What character encoding should I use for a web page containing mostly Arabic text? Is utf-8 okay?

What character encoding should I use for a web page containing mostly Arabic text?

Is utf-8 okay?


Solution 1:

UTF-8 can store the full Unicode range, so it's fine to use for Arabic.


However, if you were wondering what encoding would be most efficient:

All Arabic characters can be encoded using a single UTF-16 code unit (2 bytes), but they may take either 2 or 3 UTF-8 code units (1 byte each), so if you were just encoding Arabic, UTF-16 would be a more space efficient option.
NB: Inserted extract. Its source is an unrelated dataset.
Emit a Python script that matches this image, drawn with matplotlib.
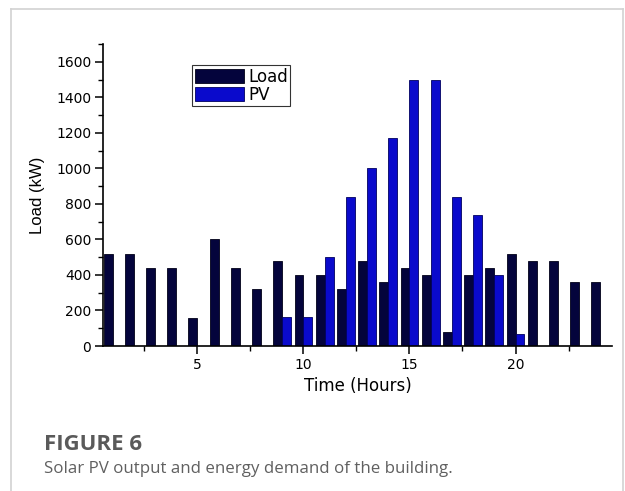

However, you're not just encoding Arabic - you're encoding a significant number of characters that can be stored in a single byte in UTF-8, but take two bytes in UTF-16; all the html encoding characters <,&,>,= and all the html element names.

It's a trade off and, unless you're dealing with huge documents, it doesn't matter.

Solution 2:

I develop mostly Arabic websites and these are the two encodings I use :

1. Windows-1256

This is the most common encoding Arabic websites use. It works in most cases (90%) for Arabic users.

Here is one of the biggest Arabic web-development forums: http://traidnt.net/vb/. You can see that they are using this encoding.

The problem with this encoding is that if you are developing a website for international use, this encoding won't work with every user and they will see gibberish instead of the content.

2. UTF-8

This encoding solves the previous problem and also works in urls. I mean if you want to have Arabic words in the your url, you need them to be in utf-8 or it won't work.

The downside of this encoding is that if you are going to save Arabic content to a database (e.g. MySql) using this encoding (so the database will also be encoded with utf-8) its size is going to be double what it would have been if it were encoded with windows-1256 (so the database will be encoded with latin-1).

I suggest going with utf-8 if you can afford the size increase.